When news broke that the Stifle Tower would be erected on First Avenue, my initial thought was, “Man, does this mean Naz is on his way out?” Reid’s role last season was all over the place. Early in the year, there were games in which he was barely a part of the rotation, and because he was going to be hit the unrestricted free-agent market the following summer, it seemed that his time with the Wolves was coming to an end. However, when Towns went down with a calf injury in mid-November, Reid was given an opportunity that he took and ran with. The 6-foot-10 big man showed how crucial he was to winning and that he could thrive in any given role.

This ultimately led to him inking a three-year extension with the Wolves.

At this year’s media day, Britt Robson of MinnPost asked Reid about how his role will change depending on whether he is sharing the floor with Gobert or KAT.

“Something that’s very unique about my game is I can play besides either one, if not at the same time. Just being able to play and piggyback off of how their playing. With KAT, he is able to play all over the floor; I’ll just do the opposite. And with Rudy, playing outside of the paint, outside of his area. Sometimes, I might get into his area, or I might beat him down the court with my ability to play all over the floor. I can space the floor, and things of that nature.”

During the 52 games Towns missed last season, Reid was asked to be the backup center as Kyle Anderson stepped up into the starting lineup. Gobert and Reid only shared the front court for 427 possessions, posting a net rating of -14.9, ranking in the third percentile, per Cleaning the Glass. When he did play beside Gobert, Big Jelly’s shot selection came primarily from outside, since he was used as more of a traditional power forward.

During a training camp media scrum, The Athletic’s Jon Krawczynski mentioned to Reid that Finch believed he was too stationary in his early days of playing the 4 and went on to ask where he’s learned how to assert himself in that position.

“I’d say the difference in that was more so me not wanting to mess up. I would just kind of insert myself in one spot. You can’t take the blame for anything when you are in one spot. I just tried to do the right things at all times. Now, I’m just getting more comfortable and more familiar in my situation. Understanding the role I’m playing at the 4 or at the 5, both offensively and defensively. Just the comfort level, and understanding that moving around and being all over the floor is something that we need.”

It was difficult for Reid to find his groove early last season with his new-look team.

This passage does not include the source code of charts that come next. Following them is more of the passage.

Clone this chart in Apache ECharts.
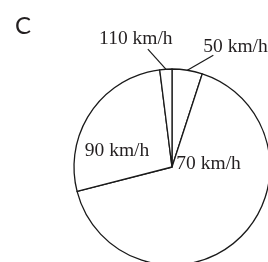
<!DOCTYPE html>
<html>
<head>
<meta charset="utf-8">
<style>
html,body{margin:0;padding:0;background:#fff;}
#chart{width:268px;height:262px;}
</style>
<script src="https://cdn.jsdelivr.net/npm/echarts@6/dist/echarts.min.js"></script>
</head>
<body>
<div id="chart"></div>
<script>
// Data
var panelLabel = 'C';
var categories = ['50 km/h', '70 km/h', '90 km/h', '110 km/h'];
var values = [5, 66, 27, 2];

// Label styling (offsets relative to library-computed anchors)
var labelPlacement = {
  '50 km/h':  { mode: 'outside', lineEnd: [26, -15], text: [16, -23], align: 'left' },
  '70 km/h':  { mode: 'inside', d: [1, -41] },
  '90 km/h':  { mode: 'inside', d: [-12, 13] },
  '110 km/h': { mode: 'outside', lineEnd: [-18, -20], text: [-30, -30], align: 'center' }
};

var chart = echarts.init(document.getElementById('chart'), null, {renderer: 'canvas'});
var data = categories.map(function (c, i) {
  var p = labelPlacement[c];
  return {
    name: c,
    value: values[i],
    label: { position: p.mode },
    labelLine: { show: p.mode === 'outside' }
  };
});

chart.setOption({
  animation: false,
  backgroundColor: '#ffffff',
  title: {
    text: panelLabel,
    left: 10,
    top: 9,
    textStyle: { fontFamily: 'Lato', fontSize: 24, fontWeight: 'normal', color: '#231f20' }
  },
  series: [{
    type: 'pie',
    center: [172, 167],
    radius: 98,
    startAngle: 90,
    clockwise: true,
    avoidLabelOverlap: false,
    silent: true,
    data: data,
    itemStyle: { color: '#ffffff', borderColor: '#1a1a1a', borderWidth: 1.3 },
    label: {
      show: true,
      formatter: '{b}',
      fontFamily: 'Liberation Serif',
      fontSize: 19.5,
      color: '#231f20'
    },
    labelLine: {
      length: 10,
      length2: 10,
      lineStyle: { color: '#1a1a1a', width: 1.2 }
    },
    labelLayout: function (params) {
      var name = categories[params.dataIndex];
      var p = labelPlacement[name];
      if (p.mode === 'inside') {
        return { dx: p.d[0], dy: p.d[1] };
      }
      var pts = params.labelLinePoints;
      if (!pts) return {};
      var s = pts[0];
      var e = [s[0] + p.lineEnd[0], s[1] + p.lineEnd[1]];
      return {
        x: s[0] + p.text[0],
        y: s[1] + p.text[1],
        align: p.align,
        verticalAlign: 'middle',
        labelLinePoints: [s, e, e]
      };
    }
  }]
});
</script>
</body>
</html>
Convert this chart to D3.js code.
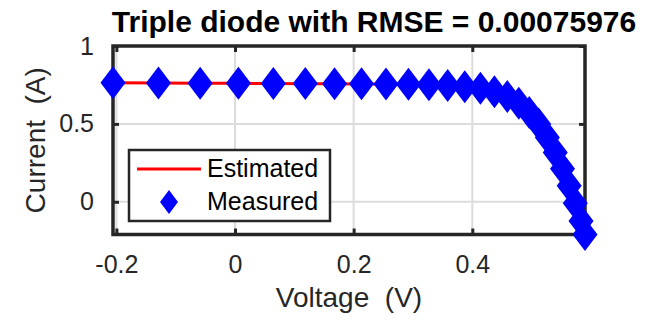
<!DOCTYPE html>
<html><head><meta charset="utf-8">
<script src="https://cdn.jsdelivr.net/npm/d3@7"></script>
<style>html,body{margin:0;padding:0;background:#fff;}svg{display:block;} text{white-space:pre;}</style>
</head><body>
<script>
// Data (RTC France cell, I-V curve)
const voltage = [-0.2057,-0.1291,-0.0588,0.0057,0.0646,0.1185,0.1678,0.2132,0.2545,0.2924,0.3269,0.3585,0.3873,0.4137,0.4373,0.4590,0.4784,0.4960,0.5119,0.5265,0.5398,0.5521,0.5633,0.5736,0.5833,0.5900];
const measured = [0.7640,0.7620,0.7605,0.7605,0.7600,0.7590,0.7570,0.7570,0.7555,0.7540,0.7505,0.7465,0.7385,0.7280,0.7065,0.6755,0.6320,0.5730,0.4990,0.4130,0.3165,0.2120,0.1035,-0.0100,-0.1230,-0.2100];
const estimated = [0.7641,0.7627,0.7614,0.7602,0.7591,0.7580,0.7571,0.7561,0.7551,0.7537,0.7514,0.7474,0.7401,0.7274,0.7070,0.6753,0.6308,0.5719,0.4996,0.4136,0.3175,0.2122,0.1023,-0.0087,-0.1255,-0.2084];
const xTicks = [-0.2, 0, 0.2, 0.4];
const yTicks = [0, 0.5, 1];
const titleText = "Triple diode with RMSE = 0.00075976";
const xLabel = "Voltage  (V)";
const yLabel = "Current  (A)";
const seriesNames = ["Estimated", "Measured"];

const W = 654, H = 324;
const m = {left:113, right:69, top:46, bottom:89.5};
const svg = d3.select("body").append("svg").attr("width", W).attr("height", H);
const x = d3.scaleLinear().domain([-0.2057, 0.59]).range([m.left, W - m.right]);
const y = d3.scaleLinear().domain([-0.21, 1]).range([H - m.bottom, m.top]);
const font = "Helvetica, Arial, 'Liberation Sans', sans-serif";
const axCol = "#262626";

// grid
const g = svg.append("g");
g.selectAll(".gx").data(xTicks).join("line")
  .attr("x1", d => x(d)).attr("x2", d => x(d)).attr("y1", y.range()[1]).attr("y2", y.range()[0])
  .attr("stroke", "#dcdcdc").attr("stroke-width", 2);
g.selectAll(".gy").data(yTicks).join("line")
  .attr("y1", d => y(d)).attr("y2", d => y(d)).attr("x1", x.range()[0]).attr("x2", x.range()[1])
  .attr("stroke", "#dcdcdc").attr("stroke-width", 2);

// axes using d3 axis generators
const tickLen = 6;
function styleAxis(sel){
  sel.select(".domain").remove();
  sel.selectAll(".tick line").attr("stroke", axCol).attr("stroke-width", 3);
  sel.selectAll(".tick text").attr("fill", axCol).style("font-family", font).style("font-size", "25px");
}
const fmt = d => (d === 0 ? "0" : String(d));
svg.append("g").attr("transform", `translate(0,${y.range()[0]})`)
  .call(d3.axisBottom(x).tickValues(xTicks).tickFormat(fmt).tickSizeInner(-tickLen).tickSizeOuter(0).tickPadding(21))
  .call(styleAxis);
svg.append("g").attr("transform", `translate(0,${y.range()[1]})`)
  .call(d3.axisTop(x).tickValues(xTicks).tickFormat("").tickSizeInner(-tickLen).tickSizeOuter(0))
  .call(styleAxis);
svg.append("g").attr("transform", `translate(${x.range()[0]},0)`)
  .call(d3.axisLeft(y).tickValues(yTicks).tickFormat(fmt).tickSizeInner(-tickLen).tickSizeOuter(0).tickPadding(19))
  .call(styleAxis);
svg.append("g").attr("transform", `translate(${x.range()[1]},0)`)
  .call(d3.axisRight(y).tickValues(yTicks).tickFormat("").tickSizeInner(-tickLen).tickSizeOuter(0))
  .call(styleAxis);

// box
svg.append("rect").attr("x", x.range()[0]).attr("y", y.range()[1])
  .attr("width", x.range()[1]-x.range()[0]).attr("height", y.range()[0]-y.range()[1])
  .attr("fill", "none").attr("stroke", axCol).attr("stroke-width", 3.5);

// estimated line
const pts = voltage.map((v,i) => ({v, e: estimated[i], m: measured[i]}));
svg.append("path").datum(pts)
  .attr("d", d3.line().x(d => x(d.v)).y(d => y(d.e)))
  .attr("fill", "none").attr("stroke", "#ff0000").attr("stroke-width", 3);

// measured diamonds
const dw = 12.5, dh = 16.5;
const diamond = (cx, cy, w, h) => `M${cx},${cy-h}L${cx+w},${cy}L${cx},${cy+h}L${cx-w},${cy}Z`;
svg.append("g").selectAll("path").data(pts).join("path")
  .attr("d", d => diamond(x(d.v), y(d.m), dw, dh))
  .attr("fill", "#0000ff");

// title & labels
svg.append("text").attr("x", 374).attr("y", 32)
  .attr("text-anchor", "middle").style("font-family", font).style("font-size", "30px")
  .style("font-weight", "bold").attr("fill", "#000").text(titleText);
svg.append("text").attr("x", (x.range()[0]+x.range()[1])/2).attr("y", 307)
  .attr("text-anchor", "middle").style("font-family", font).style("font-size", "28px")
  .attr("fill", axCol).text(xLabel);
svg.append("text").attr("transform", `translate(45,${(y.range()[0]+y.range()[1])/2}) rotate(-90)`)
  .attr("text-anchor", "middle").style("font-family", font).style("font-size", "28px")
  .attr("fill", axCol).text(yLabel);

// legend
const lg = svg.append("g");
lg.append("rect").attr("x", 129).attr("y", 150).attr("width", 201).attr("height", 71)
  .attr("fill", "#fff").attr("stroke", axCol).attr("stroke-width", 2.5);
lg.append("line").attr("x1", 137).attr("x2", 201).attr("y1", 169).attr("y2", 169)
  .attr("stroke", "#ff0000").attr("stroke-width", 3);
lg.append("path").attr("d", diamond(169, 202, 9, 12)).attr("fill", "#0000ff");
lg.selectAll("text").data(seriesNames).join("text")
  .attr("x", 207).attr("y", (d,i) => 177 + i*33)
  .style("font-family", font).style("font-size", "25px").attr("fill", "#000").text(d => d);
</script>
</body></html>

However, his preseason showing gave us an excellent indication of his role once the regular season kicks off on Wednesday and how his minutes will shake out.

Naz played in four out of the five preseason games this year. During that stretch, he averaged 16.5 points and 4.8 rebounds on 60% from the floor and 50% from deep. When listening to the quotes above, I was under the original impression that Reid would be doing more work in the painted area, especially when he played alongside KAT. However, despite Head Coach Chris Finch stating that Reid was too stationary as a power forward last season, Naz’s offensive attack revolves around the 3-point line.

The Timberwolves’ third preseason game took place at Madison Square Garden against the Knicks. The starters/regular rotation played until the fourth quarter, so that game was our most accurate look at regular-season hoops. Reid stole the show at the Garden; he finished with 22 points on 8-of-12 from the floor in just 19 minutes off the bench, highlighted by five makes on eight fires from beyond the arc.

(Editor’s Note: If you are reading this on Apple News, please click here so you can view embedded videos important to the analysis, and enjoy the best overall reading experience.)

The play above is a great representation of where Reid’s offense will primarily come from when playing alongside Gobert — a good amount of off-ball shooting from deep.

Shake Milton runs a pick-and-roll with Gobert, and Naz is left alone on the left-side wing. Josh Hart is forced to come over and side-hedge Milton. The ball then gets dumped off to Reid, and Hart doesn’t have enough time to get back and successfully contest, thanks to Reid’s super quick jumper.

Above is a Jelly 3-ball that came with Towns on the floor. Even though KAT can fill it up from deep better than any other big man in the league, I expect him to put in more work from within the painted area while Reid operates next to him. It’s easy to forget how good Towns is with his back to the basket, especially after the Gobert trade. However, if you can recall back a few seasons, teams viewed him as an equal threat, maybe even more so, in the paint than from beyond the three-point line. KAT getting triple-teamed down low was pretty typical.

And lastly, above are a couple of clips where Reid is not sharing the floor with either Towns or Gobert. The minutes without Naz being accompanied by one part of the Northern Heights will be scarce this season. However, when he is the lone big man out there, he’ll have more of a free-range offensively and can play both inside and out.

These are just a few highlights from one preseason game, and things can be totally different during the regular season, but I see them as a prelude to what we can expect regarding play calls and offensive schemes involving Naz.

Naz Reid must adapt and be flexible to have a consistent role this year. Whether that means spacing the floor next to Gobert and KAT or attacking the rim when he is the lone center on the floor. He proved it last year; Reid is a winning player and needs to be a prominent fixture of the rotation. The minutes will come for him; that’s not in question. What Naz will do with those minutes is. Regardless of who he shares the front court with, Big Jelly understands what he needs to get done and when he needs to do it.